Work to complete: Your task is to transcribe all of the data below exactly, omitting the images.

Material:
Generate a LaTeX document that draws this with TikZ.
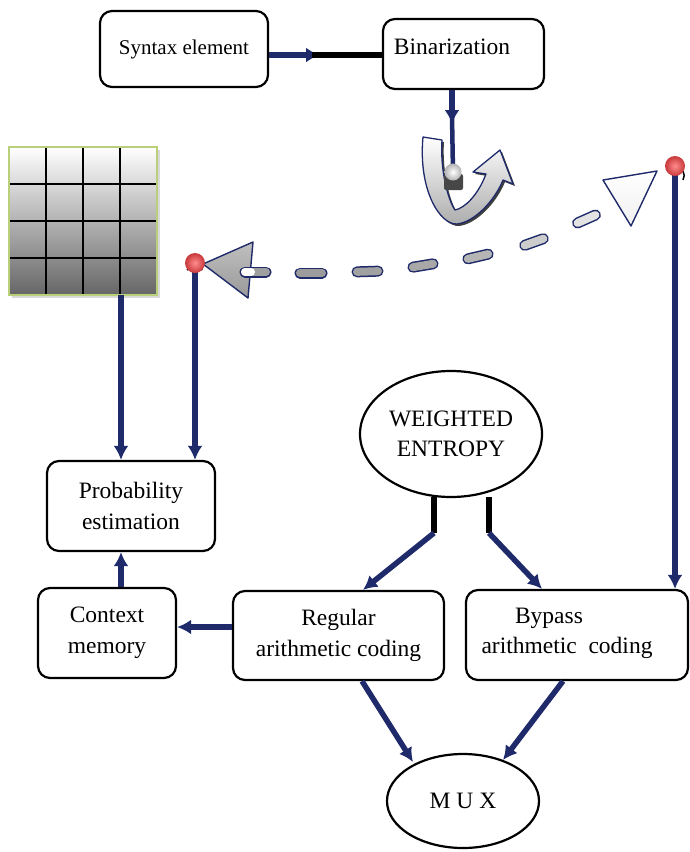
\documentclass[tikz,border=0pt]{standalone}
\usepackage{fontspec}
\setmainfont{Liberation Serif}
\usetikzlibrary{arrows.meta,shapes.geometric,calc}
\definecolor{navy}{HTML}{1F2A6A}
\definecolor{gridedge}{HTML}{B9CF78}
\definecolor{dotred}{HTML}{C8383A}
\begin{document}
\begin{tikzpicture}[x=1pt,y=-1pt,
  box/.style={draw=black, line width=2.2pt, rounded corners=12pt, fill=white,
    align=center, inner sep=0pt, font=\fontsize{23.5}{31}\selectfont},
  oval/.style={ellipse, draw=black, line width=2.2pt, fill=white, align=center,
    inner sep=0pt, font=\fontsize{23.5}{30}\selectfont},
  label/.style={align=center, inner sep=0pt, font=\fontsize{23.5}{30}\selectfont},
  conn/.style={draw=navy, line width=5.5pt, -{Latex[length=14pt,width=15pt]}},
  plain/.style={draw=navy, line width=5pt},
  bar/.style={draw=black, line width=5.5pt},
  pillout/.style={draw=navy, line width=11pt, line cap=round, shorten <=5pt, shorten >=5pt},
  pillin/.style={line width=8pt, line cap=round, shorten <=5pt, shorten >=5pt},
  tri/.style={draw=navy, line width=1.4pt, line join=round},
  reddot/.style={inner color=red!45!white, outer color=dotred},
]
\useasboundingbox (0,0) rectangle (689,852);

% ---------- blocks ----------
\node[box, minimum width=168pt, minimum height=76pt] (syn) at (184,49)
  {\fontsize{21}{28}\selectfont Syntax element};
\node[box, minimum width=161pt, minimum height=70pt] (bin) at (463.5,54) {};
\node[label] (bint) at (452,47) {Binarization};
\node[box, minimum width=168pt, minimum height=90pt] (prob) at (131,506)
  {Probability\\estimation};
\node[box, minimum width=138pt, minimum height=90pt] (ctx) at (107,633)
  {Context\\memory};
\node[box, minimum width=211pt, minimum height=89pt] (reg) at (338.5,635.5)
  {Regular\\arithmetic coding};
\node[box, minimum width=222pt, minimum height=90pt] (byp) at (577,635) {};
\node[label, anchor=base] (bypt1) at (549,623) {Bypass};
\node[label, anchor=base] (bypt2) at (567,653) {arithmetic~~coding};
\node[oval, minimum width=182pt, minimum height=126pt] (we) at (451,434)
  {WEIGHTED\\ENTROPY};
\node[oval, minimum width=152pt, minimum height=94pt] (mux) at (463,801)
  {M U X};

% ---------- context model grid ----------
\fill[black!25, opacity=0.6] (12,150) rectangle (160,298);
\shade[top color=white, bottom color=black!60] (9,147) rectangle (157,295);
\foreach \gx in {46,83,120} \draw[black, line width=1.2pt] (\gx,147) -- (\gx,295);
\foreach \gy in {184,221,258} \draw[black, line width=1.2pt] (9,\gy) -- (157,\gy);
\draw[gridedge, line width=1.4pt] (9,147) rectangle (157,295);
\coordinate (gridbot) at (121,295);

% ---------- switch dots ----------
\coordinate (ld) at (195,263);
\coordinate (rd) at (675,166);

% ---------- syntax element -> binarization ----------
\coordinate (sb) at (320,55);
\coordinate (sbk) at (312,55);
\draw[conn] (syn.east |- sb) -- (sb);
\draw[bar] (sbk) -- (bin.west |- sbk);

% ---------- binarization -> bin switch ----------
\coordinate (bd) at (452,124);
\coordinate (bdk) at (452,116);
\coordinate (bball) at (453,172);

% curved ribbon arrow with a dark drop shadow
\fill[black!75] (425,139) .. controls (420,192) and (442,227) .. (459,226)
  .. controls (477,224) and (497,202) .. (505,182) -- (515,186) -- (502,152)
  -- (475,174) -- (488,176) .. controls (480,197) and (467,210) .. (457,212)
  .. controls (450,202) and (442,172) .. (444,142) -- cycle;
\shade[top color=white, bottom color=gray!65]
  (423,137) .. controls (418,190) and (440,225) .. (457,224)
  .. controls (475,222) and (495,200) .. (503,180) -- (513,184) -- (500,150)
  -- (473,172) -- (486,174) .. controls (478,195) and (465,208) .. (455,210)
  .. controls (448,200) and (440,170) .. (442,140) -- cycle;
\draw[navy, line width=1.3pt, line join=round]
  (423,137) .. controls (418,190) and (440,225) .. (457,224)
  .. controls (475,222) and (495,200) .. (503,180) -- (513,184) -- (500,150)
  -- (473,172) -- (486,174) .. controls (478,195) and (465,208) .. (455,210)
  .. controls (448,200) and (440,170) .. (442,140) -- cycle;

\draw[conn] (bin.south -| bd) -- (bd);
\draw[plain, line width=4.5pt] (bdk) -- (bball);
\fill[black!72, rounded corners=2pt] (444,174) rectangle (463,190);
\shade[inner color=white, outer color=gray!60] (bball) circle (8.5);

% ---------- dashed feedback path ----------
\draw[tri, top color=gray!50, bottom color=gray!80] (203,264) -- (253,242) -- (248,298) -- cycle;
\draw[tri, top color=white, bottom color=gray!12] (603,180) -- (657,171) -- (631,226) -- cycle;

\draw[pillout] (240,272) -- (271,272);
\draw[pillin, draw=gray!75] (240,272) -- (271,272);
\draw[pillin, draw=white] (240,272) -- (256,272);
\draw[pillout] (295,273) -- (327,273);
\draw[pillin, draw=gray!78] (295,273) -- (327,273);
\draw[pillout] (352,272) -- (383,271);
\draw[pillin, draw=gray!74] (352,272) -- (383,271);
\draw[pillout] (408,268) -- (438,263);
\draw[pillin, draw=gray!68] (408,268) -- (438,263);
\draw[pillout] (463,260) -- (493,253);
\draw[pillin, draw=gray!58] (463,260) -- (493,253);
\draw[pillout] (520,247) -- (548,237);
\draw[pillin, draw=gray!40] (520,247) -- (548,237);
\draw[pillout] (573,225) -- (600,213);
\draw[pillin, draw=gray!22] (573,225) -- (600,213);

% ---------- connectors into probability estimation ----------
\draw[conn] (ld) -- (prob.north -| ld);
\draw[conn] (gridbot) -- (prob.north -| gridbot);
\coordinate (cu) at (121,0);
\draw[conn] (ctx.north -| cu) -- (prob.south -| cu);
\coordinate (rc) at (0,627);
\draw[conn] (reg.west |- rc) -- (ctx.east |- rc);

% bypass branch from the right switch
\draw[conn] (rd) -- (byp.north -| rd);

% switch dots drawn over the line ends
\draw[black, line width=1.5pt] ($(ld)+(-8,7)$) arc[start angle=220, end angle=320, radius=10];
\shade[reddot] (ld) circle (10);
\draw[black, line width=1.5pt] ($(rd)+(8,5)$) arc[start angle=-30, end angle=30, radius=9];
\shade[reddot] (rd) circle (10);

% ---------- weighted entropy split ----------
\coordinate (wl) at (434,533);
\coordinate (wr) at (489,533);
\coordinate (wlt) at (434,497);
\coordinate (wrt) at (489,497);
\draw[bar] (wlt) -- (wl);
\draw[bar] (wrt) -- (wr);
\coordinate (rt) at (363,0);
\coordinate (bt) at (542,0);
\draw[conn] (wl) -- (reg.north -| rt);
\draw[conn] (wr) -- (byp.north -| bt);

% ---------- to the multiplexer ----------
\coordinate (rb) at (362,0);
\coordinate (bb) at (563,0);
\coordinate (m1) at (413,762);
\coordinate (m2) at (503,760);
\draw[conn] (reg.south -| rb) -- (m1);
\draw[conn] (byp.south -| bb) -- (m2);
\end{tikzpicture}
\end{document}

The result:
Generate a LaTeX document that draws this with TikZ.
\documentclass[tikz,border=0pt]{standalone}
\usepackage{fontspec}
\setmainfont{Liberation Serif}
\usetikzlibrary{arrows.meta,shapes.geometric,calc}
\definecolor{navy}{HTML}{1F2A6A}
\definecolor{gridedge}{HTML}{B9CF78}
\definecolor{dotred}{HTML}{C8383A}
\begin{document}
\begin{tikzpicture}[x=1pt,y=-1pt,
  box/.style={draw=black, line width=2.2pt, rounded corners=12pt, fill=white,
    align=center, inner sep=0pt, font=\fontsize{23.5}{31}\selectfont},
  oval/.style={ellipse, draw=black, line width=2.2pt, fill=white, align=center,
    inner sep=0pt, font=\fontsize{23.5}{30}\selectfont},
  label/.style={align=center, inner sep=0pt, font=\fontsize{23.5}{30}\selectfont},
  conn/.style={draw=navy, line width=5.5pt, -{Latex[length=14pt,width=15pt]}},
  plain/.style={draw=navy, line width=5pt},
  bar/.style={draw=black, line width=5.5pt},
  pillout/.style={draw=navy, line width=11pt, line cap=round, shorten <=5pt, shorten >=5pt},
  pillin/.style={line width=8pt, line cap=round, shorten <=5pt, shorten >=5pt},
  tri/.style={draw=navy, line width=1.4pt, line join=round},
  reddot/.style={inner color=red!45!white, outer color=dotred},
]
\useasboundingbox (0,0) rectangle (689,852);

% ---------- blocks ----------
\node[box, minimum width=168pt, minimum height=76pt] (syn) at (184,49)
  {\fontsize{21}{28}\selectfont Syntax element};
\node[box, minimum width=161pt, minimum height=70pt] (bin) at (463.5,54) {};
\node[label] (bint) at (452,47) {Binarization};
\node[box, minimum width=168pt, minimum height=90pt] (prob) at (131,506)
  {Probability\\estimation};
\node[box, minimum width=138pt, minimum height=90pt] (ctx) at (107,633)
  {Context\\memory};
\node[box, minimum width=211pt, minimum height=89pt] (reg) at (338.5,635.5)
  {Regular\\arithmetic coding};
\node[box, minimum width=222pt, minimum height=90pt] (byp) at (577,635) {};
\node[label, anchor=base] (bypt1) at (549,623) {Bypass};
\node[label, anchor=base] (bypt2) at (567,653) {arithmetic~~coding};
\node[oval, minimum width=182pt, minimum height=126pt] (we) at (451,434)
  {WEIGHTED\\ENTROPY};
\node[oval, minimum width=152pt, minimum height=94pt] (mux) at (463,801)
  {M U X};

% ---------- context model grid ----------
\fill[black!25, opacity=0.6] (12,150) rectangle (160,298);
\shade[top color=white, bottom color=black!60] (9,147) rectangle (157,295);
\foreach \gx in {46,83,120} \draw[black, line width=1.2pt] (\gx,147) -- (\gx,295);
\foreach \gy in {184,221,258} \draw[black, line width=1.2pt] (9,\gy) -- (157,\gy);
\draw[gridedge, line width=1.4pt] (9,147) rectangle (157,295);
\coordinate (gridbot) at (121,295);

% ---------- switch dots ----------
\coordinate (ld) at (195,263);
\coordinate (rd) at (675,166);

% ---------- syntax element -> binarization ----------
\coordinate (sb) at (320,55);
\coordinate (sbk) at (312,55);
\draw[conn] (syn.east |- sb) -- (sb);
\draw[bar] (sbk) -- (bin.west |- sbk);

% ---------- binarization -> bin switch ----------
\coordinate (bd) at (452,124);
\coordinate (bdk) at (452,116);
\coordinate (bball) at (453,172);

% curved ribbon arrow with a dark drop shadow
\fill[black!75] (425,139) .. controls (420,192) and (442,227) .. (459,226)
  .. controls (477,224) and (497,202) .. (505,182) -- (515,186) -- (502,152)
  -- (475,174) -- (488,176) .. controls (480,197) and (467,210) .. (457,212)
  .. controls (450,202) and (442,172) .. (444,142) -- cycle;
\shade[top color=white, bottom color=gray!65]
  (423,137) .. controls (418,190) and (440,225) .. (457,224)
  .. controls (475,222) and (495,200) .. (503,180) -- (513,184) -- (500,150)
  -- (473,172) -- (486,174) .. controls (478,195) and (465,208) .. (455,210)
  .. controls (448,200) and (440,170) .. (442,140) -- cycle;
\draw[navy, line width=1.3pt, line join=round]
  (423,137) .. controls (418,190) and (440,225) .. (457,224)
  .. controls (475,222) and (495,200) .. (503,180) -- (513,184) -- (500,150)
  -- (473,172) -- (486,174) .. controls (478,195) and (465,208) .. (455,210)
  .. controls (448,200) and (440,170) .. (442,140) -- cycle;

\draw[conn] (bin.south -| bd) -- (bd);
\draw[plain, line width=4.5pt] (bdk) -- (bball);
\fill[black!72, rounded corners=2pt] (444,174) rectangle (463,190);
\shade[inner color=white, outer color=gray!60] (bball) circle (8.5);

% ---------- dashed feedback path ----------
\draw[tri, top color=gray!50, bottom color=gray!80] (203,264) -- (253,242) -- (248,298) -- cycle;
\draw[tri, top color=white, bottom color=gray!12] (603,180) -- (657,171) -- (631,226) -- cycle;

\draw[pillout] (240,272) -- (271,272);
\draw[pillin, draw=gray!75] (240,272) -- (271,272);
\draw[pillin, draw=white] (240,272) -- (256,272);
\draw[pillout] (295,273) -- (327,273);
\draw[pillin, draw=gray!78] (295,273) -- (327,273);
\draw[pillout] (352,272) -- (383,271);
\draw[pillin, draw=gray!74] (352,272) -- (383,271);
\draw[pillout] (408,268) -- (438,263);
\draw[pillin, draw=gray!68] (408,268) -- (438,263);
\draw[pillout] (463,260) -- (493,253);
\draw[pillin, draw=gray!58] (463,260) -- (493,253);
\draw[pillout] (520,247) -- (548,237);
\draw[pillin, draw=gray!40] (520,247) -- (548,237);
\draw[pillout] (573,225) -- (600,213);
\draw[pillin, draw=gray!22] (573,225) -- (600,213);

% ---------- connectors into probability estimation ----------
\draw[conn] (ld) -- (prob.north -| ld);
\draw[conn] (gridbot) -- (prob.north -| gridbot);
\coordinate (cu) at (121,0);
\draw[conn] (ctx.north -| cu) -- (prob.south -| cu);
\coordinate (rc) at (0,627);
\draw[conn] (reg.west |- rc) -- (ctx.east |- rc);

% bypass branch from the right switch
\draw[conn] (rd) -- (byp.north -| rd);

% switch dots drawn over the line ends
\draw[black, line width=1.5pt] ($(ld)+(-8,7)$) arc[start angle=220, end angle=320, radius=10];
\shade[reddot] (ld) circle (10);
\draw[black, line width=1.5pt] ($(rd)+(8,5)$) arc[start angle=-30, end angle=30, radius=9];
\shade[reddot] (rd) circle (10);

% ---------- weighted entropy split ----------
\coordinate (wl) at (434,533);
\coordinate (wr) at (489,533);
\coordinate (wlt) at (434,497);
\coordinate (wrt) at (489,497);
\draw[bar] (wlt) -- (wl);
\draw[bar] (wrt) -- (wr);
\coordinate (rt) at (363,0);
\coordinate (bt) at (542,0);
\draw[conn] (wl) -- (reg.north -| rt);
\draw[conn] (wr) -- (byp.north -| bt);

% ---------- to the multiplexer ----------
\coordinate (rb) at (362,0);
\coordinate (bb) at (563,0);
\coordinate (m1) at (413,762);
\coordinate (m2) at (503,760);
\draw[conn] (reg.south -| rb) -- (m1);
\draw[conn] (byp.south -| bb) -- (m2);
\end{tikzpicture}
\end{document}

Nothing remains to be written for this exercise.